The studio's anxiety about this film's all-Black cast is evident in the film's 3:48 minute trailer. It consists of white actor Dick Powell talking directly to the camera, white workers preparing costumes and props, and author Marc Connelly explaining the rationale for the bare sets to a studio executive. According to Connelly, it is how a "simple, devout" people would imagine heaven. At no time are Rex Ingram or any of the film's other stars shown in the preview, and there is only a brief sequence of black extras in a long shot.
Banned in many countries.
The part of "De Lawd" was originally written to be played in blackface by Al Jolson. When that fell through, it was offered to Paul Robeson, who refused it. It eventually was given to Rex Ingram. In this movie, Ingram portrays God; he would also portray the Devil (called "Lucifer, Jr.") in the musical Cabin in the Sky (1943).
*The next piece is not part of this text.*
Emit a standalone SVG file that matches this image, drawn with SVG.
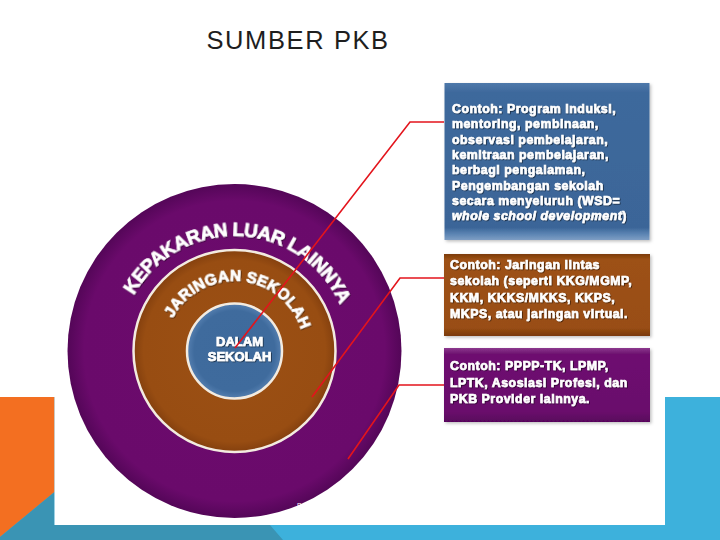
<svg xmlns="http://www.w3.org/2000/svg" width="720" height="540" viewBox="0 0 720 540">
<style>
.title{font-family:"Liberation Sans",Arial,sans-serif;font-size:25.5px;fill:#1e1e1e;letter-spacing:1.6px}
.box{font-family:"Liberation Sans",Arial,sans-serif;font-weight:bold;font-size:12.3px;fill:#fff;stroke:#fff;stroke-width:0.65px;letter-spacing:0.55px}
.ring{font-family:"Liberation Sans",Arial,sans-serif;font-weight:bold;fill:#fff;stroke:#fff;stroke-width:0.7px}
.conn{stroke:#e3141c;stroke-width:1.6;fill:none}
</style>
<defs>
<radialGradient id="gOuter" cx="0.5" cy="0.5" r="0.5">
<stop offset="0" stop-color="#6c0b6d"/><stop offset="0.9" stop-color="#6a0a6b"/><stop offset="1" stop-color="#540658"/>
</radialGradient>
<radialGradient id="gMid" cx="0.5" cy="0.5" r="0.5">
<stop offset="0" stop-color="#9c5014"/><stop offset="0.9" stop-color="#984d12"/><stop offset="1" stop-color="#84400e"/>
</radialGradient>
<radialGradient id="gIn" cx="0.5" cy="0.5" r="0.5">
<stop offset="0" stop-color="#3e6a9c"/><stop offset="0.85" stop-color="#3f6b9d"/><stop offset="1" stop-color="#557fb0"/>
</radialGradient>
<linearGradient id="gB1" x1="0" y1="0" x2="0" y2="1">
<stop offset="0" stop-color="#4f79aa"/><stop offset="0.06" stop-color="#3e699c"/><stop offset="0.92" stop-color="#3b6598"/><stop offset="0.96" stop-color="#5a83b2"/><stop offset="1" stop-color="#7e9ec4"/>
</linearGradient>
<linearGradient id="gB2" x1="0" y1="0" x2="0" y2="1">
<stop offset="0" stop-color="#7c3b0c"/><stop offset="0.07" stop-color="#9d5114"/><stop offset="0.9" stop-color="#994e13"/><stop offset="1" stop-color="#7a3a0c"/>
</linearGradient>
<linearGradient id="gB3" x1="0" y1="0" x2="0" y2="1">
<stop offset="0" stop-color="#8c3a8e"/><stop offset="0.08" stop-color="#6e1070"/><stop offset="0.86" stop-color="#6a0c6c"/><stop offset="1" stop-color="#58065c"/>
</linearGradient>
<filter id="ts" x="-10%" y="-10%" width="120%" height="130%">
<feDropShadow dx="0.8" dy="0.8" stdDeviation="0.6" flood-color="#000" flood-opacity="0.6"/>
</filter>
<filter id="bs" x="-5%" y="-5%" width="112%" height="115%">
<feDropShadow dx="1.5" dy="1.5" stdDeviation="1.5" flood-color="#000" flood-opacity="0.25"/>
</filter>
<path id="arcOuter" d="M121.25 370.97 A115 115 0 1 1 347.75 370.97"/>
<path id="arcMid" d="M165.56 363.16 A70 70 0 1 1 303.44 363.16"/>
</defs>

<g id="background">
<rect x="0" y="0" width="720" height="540" fill="#fff"/>
<rect x="0" y="397" width="720" height="143" fill="#3db1dc"/>
<polygon points="0,397 54.5,397 54.5,492 0,537" fill="#f36f21"/>
<polygon points="0,537 54.5,492 54.5,525 270,525 283,540 0,540" fill="#3a94b4"/>
<rect x="54.5" y="0" width="610.5" height="525" fill="#fff"/>
</g>

<text class="title" x="206.5" y="48.5">SUMBER PKB</text>

<g id="outer">
<circle cx="234.5" cy="351" r="167" fill="url(#gOuter)"/>
<text class="ring" font-size="19" letter-spacing="-0.5" filter="url(#ts)" transform="rotate(2.5 234.5 351)"><textPath href="#arcOuter" startOffset="50%" text-anchor="middle">KEPAKARAN LUAR LAINNYA</textPath></text>
</g>
<g id="middle">
<circle cx="234.5" cy="351" r="101" fill="url(#gMid)" stroke="#f3ebe0" stroke-width="2.5"/>
<text class="ring" font-size="15.5" letter-spacing="0.2" filter="url(#ts)" transform="rotate(5 234.5 351)"><textPath href="#arcMid" startOffset="50%" text-anchor="middle">JARINGAN SEKOLAH</textPath></text>
</g>
<g id="inner">
<circle cx="234.5" cy="351" r="47.5" fill="url(#gIn)" stroke="#f3ebe0" stroke-width="2.5"/>
<text class="ring" font-size="13" text-anchor="middle" filter="url(#ts)"><tspan x="239.5" y="345.5">DALAM</tspan><tspan x="239.5" y="360.5">SEKOLAH</tspan></text>
</g>

<g id="connectors">
<polyline class="conn" points="444,122 410,122 235,348"/>
<polyline class="conn" points="444,278 400,278 312,397"/>
<polyline class="conn" points="444,385 399,385 348,459"/>
</g>

<g id="box1">
<rect x="444.5" y="83" width="205" height="157" fill="url(#gB1)" filter="url(#bs)"/>
<text class="box" filter="url(#ts)">
<tspan x="452" y="113">Contoh: Program Induksi,</tspan>
<tspan x="452" y="128.3">mentoring, pembinaan,</tspan>
<tspan x="452" y="143.6">observasi pembelajaran,</tspan>
<tspan x="452" y="158.9">kemitraan pembelajaran,</tspan>
<tspan x="452" y="174.2">berbagi pengalaman,</tspan>
<tspan x="452" y="189.5">Pengembangan sekolah</tspan>
<tspan x="452" y="204.8">secara menyeluruh (WSD=</tspan>
<tspan x="452" y="220.1" font-style="italic">whole school development</tspan><tspan>)</tspan>
</text>
</g>

<g id="box2">
<rect x="444" y="254" width="206" height="82" fill="url(#gB2)" filter="url(#bs)"/>
<text class="box" filter="url(#ts)">
<tspan x="450" y="268.5">Contoh: Jaringan lintas</tspan>
<tspan x="450" y="285">sekolah (seperti KKG/MGMP,</tspan>
<tspan x="450" y="301.5">KKM, KKKS/MKKS, KKPS,</tspan>
<tspan x="450" y="318">MKPS, atau jaringan virtual.</tspan>
</text>
</g>

<g id="box3">
<rect x="444" y="348" width="206" height="74" fill="url(#gB3)" filter="url(#bs)"/>
<text class="box" filter="url(#ts)">
<tspan x="450" y="370">Contoh: PPPP-TK, LPMP,</tspan>
<tspan x="450" y="386.5">LPTK, Asosiasi Profesi, dan</tspan>
<tspan x="450" y="403">PKB Provider lainnya.</tspan>
</text>
</g>

<text x="297" y="508" font-family="Liberation Sans,Arial,sans-serif" font-size="7" fill="#fff">B</text>
</svg>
The original Broadway stage production won the 1930 Pulitzer Prize for Drama. It opened February 26, 1930 at the Mansfield Theatre in New York and ran for 640 performances. Juanita Hall, who later played "Bloody Mary" in the stage and film versions of Richard Rodgers and Oscar Hammerstein II's classic South Pacific (1958), appeared in the original stage production.
Ranked 9th best movie in 1936 by Film Daily's annual poll of critics.